Microsoft apps coming to Samsung phones, tablets

A month after settling a patent dispute, Microsoft and Samsung have outlined a deal to put Microsoft productivity software on some of the South Korean company’s devices.

Microsoft and Samsung have struck a deal to put a slate of Microsoft-built applications on the South Korean giant’s smartphones and tablets.

Samsung’s new Galaxy S6 phones will come with note-taking application OneNote, One Drive data storage, and chat utility Skype, Microsoft said Monday. Absent from that collection are Microsoft productivity mainstays Word, Excel and PowerPoint.

All six apps will be loaded onto some Samsung tablets beginning in the first half of this year, Microsoft said, without specifying which devices. As part of the agreement, businesses that buy Samsung devices directly from the company will be able to buy versions of Microsoft’s Web-based Office 365 suite.

The deal is Microsoft’s latest effort to gain ground in mobile software even as its own mobile operating system badly lags those built by Google and Apple. Microsoft has spent much of the last year broadening the availability of its software beyond Windows Phone, releasing the Office suite for Apple’s iPad and making limited versions of the softwarefree for users of Google’s Android and Apple’s iOS.

Samsung, the world’s largest phone builder, primarily makes devices that run Android.

The agreement comes a month after Samsung and Microsoft reached a peace deal in a smartphone patent licensing court fight that was headed to trial in U.S. district court.

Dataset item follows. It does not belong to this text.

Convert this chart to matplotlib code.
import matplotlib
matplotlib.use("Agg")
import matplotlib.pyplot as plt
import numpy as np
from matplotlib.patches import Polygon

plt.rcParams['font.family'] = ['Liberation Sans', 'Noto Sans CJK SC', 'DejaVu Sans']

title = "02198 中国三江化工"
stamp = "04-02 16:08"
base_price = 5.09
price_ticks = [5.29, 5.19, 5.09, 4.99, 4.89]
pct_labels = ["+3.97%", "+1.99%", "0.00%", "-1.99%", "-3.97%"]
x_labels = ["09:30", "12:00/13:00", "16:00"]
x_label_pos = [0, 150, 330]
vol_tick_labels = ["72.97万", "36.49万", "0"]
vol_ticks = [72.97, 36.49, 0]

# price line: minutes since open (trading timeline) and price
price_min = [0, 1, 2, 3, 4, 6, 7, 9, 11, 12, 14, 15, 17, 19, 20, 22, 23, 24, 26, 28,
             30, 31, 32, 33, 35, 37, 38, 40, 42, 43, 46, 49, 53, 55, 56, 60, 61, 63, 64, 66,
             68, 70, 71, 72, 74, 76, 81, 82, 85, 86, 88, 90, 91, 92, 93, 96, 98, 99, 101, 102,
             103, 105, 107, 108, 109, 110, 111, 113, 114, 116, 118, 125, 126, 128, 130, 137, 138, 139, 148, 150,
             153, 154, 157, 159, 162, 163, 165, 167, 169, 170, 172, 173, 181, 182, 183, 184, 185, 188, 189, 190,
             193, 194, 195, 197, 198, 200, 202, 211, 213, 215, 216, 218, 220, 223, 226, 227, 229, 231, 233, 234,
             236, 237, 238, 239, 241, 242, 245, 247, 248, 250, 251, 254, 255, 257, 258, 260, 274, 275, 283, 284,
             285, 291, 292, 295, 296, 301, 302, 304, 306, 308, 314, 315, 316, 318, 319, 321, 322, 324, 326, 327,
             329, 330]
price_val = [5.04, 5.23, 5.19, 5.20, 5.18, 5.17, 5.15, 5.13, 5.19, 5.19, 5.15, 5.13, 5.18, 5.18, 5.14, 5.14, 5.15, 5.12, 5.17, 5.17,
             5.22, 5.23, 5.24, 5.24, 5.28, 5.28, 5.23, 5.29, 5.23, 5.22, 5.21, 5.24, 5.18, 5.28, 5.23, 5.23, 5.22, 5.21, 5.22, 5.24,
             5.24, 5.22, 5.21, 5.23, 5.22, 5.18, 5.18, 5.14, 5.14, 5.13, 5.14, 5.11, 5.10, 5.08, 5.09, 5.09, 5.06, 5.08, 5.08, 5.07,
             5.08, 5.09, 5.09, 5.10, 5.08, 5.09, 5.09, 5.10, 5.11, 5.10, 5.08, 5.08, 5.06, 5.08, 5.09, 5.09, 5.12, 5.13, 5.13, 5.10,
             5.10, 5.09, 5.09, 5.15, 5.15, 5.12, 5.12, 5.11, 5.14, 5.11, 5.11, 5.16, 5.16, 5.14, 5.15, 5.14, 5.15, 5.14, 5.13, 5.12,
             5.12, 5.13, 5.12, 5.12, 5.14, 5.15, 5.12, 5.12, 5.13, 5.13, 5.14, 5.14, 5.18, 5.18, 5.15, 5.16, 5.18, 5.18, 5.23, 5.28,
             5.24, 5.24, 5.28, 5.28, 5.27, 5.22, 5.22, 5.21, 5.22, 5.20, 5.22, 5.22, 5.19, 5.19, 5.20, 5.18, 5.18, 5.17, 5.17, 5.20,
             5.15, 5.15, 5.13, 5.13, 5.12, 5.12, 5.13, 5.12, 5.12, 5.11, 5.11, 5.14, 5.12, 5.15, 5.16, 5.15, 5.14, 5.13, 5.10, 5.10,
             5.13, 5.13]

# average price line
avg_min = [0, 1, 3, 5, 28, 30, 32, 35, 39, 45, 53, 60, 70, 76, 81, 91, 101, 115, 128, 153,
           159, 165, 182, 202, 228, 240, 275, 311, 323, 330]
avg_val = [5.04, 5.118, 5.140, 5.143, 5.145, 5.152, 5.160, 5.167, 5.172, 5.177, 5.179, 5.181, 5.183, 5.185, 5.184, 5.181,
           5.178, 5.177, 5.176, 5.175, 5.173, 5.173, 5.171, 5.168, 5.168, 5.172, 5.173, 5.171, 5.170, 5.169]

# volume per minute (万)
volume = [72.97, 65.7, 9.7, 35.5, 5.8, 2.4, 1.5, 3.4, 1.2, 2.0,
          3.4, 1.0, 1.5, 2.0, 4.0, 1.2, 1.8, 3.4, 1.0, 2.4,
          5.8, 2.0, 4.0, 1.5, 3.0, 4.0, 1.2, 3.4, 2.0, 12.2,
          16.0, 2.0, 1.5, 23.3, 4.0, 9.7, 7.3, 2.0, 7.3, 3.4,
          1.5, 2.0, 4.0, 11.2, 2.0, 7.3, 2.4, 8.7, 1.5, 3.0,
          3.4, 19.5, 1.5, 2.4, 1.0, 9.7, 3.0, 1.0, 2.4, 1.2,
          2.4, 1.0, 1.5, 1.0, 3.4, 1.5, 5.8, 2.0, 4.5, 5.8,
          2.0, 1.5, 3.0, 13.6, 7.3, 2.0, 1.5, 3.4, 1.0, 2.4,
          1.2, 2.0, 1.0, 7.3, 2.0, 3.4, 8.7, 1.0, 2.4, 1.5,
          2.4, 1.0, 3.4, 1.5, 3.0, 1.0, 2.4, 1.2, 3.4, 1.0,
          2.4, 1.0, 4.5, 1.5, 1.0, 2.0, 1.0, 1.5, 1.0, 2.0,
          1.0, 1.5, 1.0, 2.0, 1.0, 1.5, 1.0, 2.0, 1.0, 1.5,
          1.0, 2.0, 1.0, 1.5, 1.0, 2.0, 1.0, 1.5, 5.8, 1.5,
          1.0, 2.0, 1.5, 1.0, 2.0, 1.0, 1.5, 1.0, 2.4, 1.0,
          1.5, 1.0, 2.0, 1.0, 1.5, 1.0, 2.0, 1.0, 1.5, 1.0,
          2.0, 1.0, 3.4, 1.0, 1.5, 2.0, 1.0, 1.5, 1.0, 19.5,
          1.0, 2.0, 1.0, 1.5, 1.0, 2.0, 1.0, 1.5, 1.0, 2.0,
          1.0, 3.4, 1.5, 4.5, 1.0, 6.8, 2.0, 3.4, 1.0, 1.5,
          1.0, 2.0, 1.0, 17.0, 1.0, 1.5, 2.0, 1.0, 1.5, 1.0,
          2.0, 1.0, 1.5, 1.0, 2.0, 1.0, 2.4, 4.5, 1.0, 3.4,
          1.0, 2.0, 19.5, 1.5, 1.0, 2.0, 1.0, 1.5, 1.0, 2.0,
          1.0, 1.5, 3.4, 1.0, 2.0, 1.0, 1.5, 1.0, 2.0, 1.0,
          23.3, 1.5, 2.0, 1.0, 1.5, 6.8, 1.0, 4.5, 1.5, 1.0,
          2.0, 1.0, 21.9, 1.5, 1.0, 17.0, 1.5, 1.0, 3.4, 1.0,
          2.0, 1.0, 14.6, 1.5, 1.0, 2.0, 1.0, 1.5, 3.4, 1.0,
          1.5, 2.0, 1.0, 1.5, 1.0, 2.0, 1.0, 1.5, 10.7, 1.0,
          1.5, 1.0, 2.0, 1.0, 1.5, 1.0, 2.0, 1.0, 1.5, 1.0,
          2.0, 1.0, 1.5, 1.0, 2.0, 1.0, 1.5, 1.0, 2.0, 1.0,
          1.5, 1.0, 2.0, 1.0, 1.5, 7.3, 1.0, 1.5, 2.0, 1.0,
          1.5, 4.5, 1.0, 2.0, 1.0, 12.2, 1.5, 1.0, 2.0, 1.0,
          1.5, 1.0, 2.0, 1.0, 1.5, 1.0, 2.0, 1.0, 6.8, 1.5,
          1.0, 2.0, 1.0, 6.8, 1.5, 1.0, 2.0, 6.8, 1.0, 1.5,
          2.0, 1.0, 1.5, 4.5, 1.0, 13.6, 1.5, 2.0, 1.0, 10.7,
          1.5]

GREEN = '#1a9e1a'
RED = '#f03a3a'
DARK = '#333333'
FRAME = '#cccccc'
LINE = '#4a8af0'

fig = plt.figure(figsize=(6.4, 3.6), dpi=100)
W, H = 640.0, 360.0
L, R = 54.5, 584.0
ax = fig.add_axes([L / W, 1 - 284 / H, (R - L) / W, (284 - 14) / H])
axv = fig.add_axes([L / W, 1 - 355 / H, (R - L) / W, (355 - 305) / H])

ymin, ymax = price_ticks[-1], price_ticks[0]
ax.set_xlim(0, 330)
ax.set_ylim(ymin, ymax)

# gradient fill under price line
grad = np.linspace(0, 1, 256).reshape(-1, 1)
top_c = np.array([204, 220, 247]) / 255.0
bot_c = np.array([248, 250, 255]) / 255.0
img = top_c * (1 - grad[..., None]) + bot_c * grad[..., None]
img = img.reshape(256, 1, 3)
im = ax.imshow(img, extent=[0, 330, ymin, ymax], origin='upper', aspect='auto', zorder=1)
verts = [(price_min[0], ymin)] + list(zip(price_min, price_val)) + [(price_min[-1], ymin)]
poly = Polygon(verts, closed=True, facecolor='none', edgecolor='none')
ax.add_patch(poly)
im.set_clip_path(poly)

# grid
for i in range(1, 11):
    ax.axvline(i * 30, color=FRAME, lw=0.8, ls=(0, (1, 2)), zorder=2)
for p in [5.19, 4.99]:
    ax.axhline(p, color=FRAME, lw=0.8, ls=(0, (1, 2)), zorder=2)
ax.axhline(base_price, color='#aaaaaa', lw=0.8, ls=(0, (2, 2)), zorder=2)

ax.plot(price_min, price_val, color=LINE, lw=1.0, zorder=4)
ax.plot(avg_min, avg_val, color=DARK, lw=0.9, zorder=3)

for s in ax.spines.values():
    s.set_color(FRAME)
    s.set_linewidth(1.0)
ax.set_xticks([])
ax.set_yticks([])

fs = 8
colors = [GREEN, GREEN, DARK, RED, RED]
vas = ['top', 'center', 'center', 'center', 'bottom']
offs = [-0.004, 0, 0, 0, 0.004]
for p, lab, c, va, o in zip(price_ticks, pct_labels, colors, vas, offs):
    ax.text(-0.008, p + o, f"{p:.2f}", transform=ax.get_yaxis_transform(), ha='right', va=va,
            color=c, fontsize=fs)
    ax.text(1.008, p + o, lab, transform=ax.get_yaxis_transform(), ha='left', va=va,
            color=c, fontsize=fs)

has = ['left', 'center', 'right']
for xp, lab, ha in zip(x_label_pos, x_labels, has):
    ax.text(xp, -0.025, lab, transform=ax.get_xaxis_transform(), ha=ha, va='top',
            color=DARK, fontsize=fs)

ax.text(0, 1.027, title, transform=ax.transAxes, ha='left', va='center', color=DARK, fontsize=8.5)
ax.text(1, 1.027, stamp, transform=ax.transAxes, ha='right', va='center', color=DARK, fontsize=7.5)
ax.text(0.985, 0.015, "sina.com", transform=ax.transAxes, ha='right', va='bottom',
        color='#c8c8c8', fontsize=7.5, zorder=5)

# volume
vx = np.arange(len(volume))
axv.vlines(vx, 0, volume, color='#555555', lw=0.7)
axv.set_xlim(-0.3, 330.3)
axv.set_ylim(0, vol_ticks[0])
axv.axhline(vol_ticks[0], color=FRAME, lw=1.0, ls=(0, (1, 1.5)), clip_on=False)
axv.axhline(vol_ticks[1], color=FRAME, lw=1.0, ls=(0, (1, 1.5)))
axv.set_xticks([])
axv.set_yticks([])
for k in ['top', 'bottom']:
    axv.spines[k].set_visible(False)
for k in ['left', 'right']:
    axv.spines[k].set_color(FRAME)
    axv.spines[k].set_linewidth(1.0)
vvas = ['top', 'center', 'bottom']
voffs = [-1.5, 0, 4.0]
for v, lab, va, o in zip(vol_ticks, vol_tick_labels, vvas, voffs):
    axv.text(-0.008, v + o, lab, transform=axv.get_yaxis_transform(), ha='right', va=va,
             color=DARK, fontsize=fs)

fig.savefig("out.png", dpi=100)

Microsoft had sued Samsung, arguing the company had breached the terms of a deal to license some Microsoft-patented Android technology. The terms of that settlement were not released.

The companies earlier this month gave a hint at a tighter partnership at the Mobile World Congress industry conference in Barcelona, Spain. People who received review copies of the Galaxy S6 noticed the phone came loaded with a “Microsoft Apps” folder.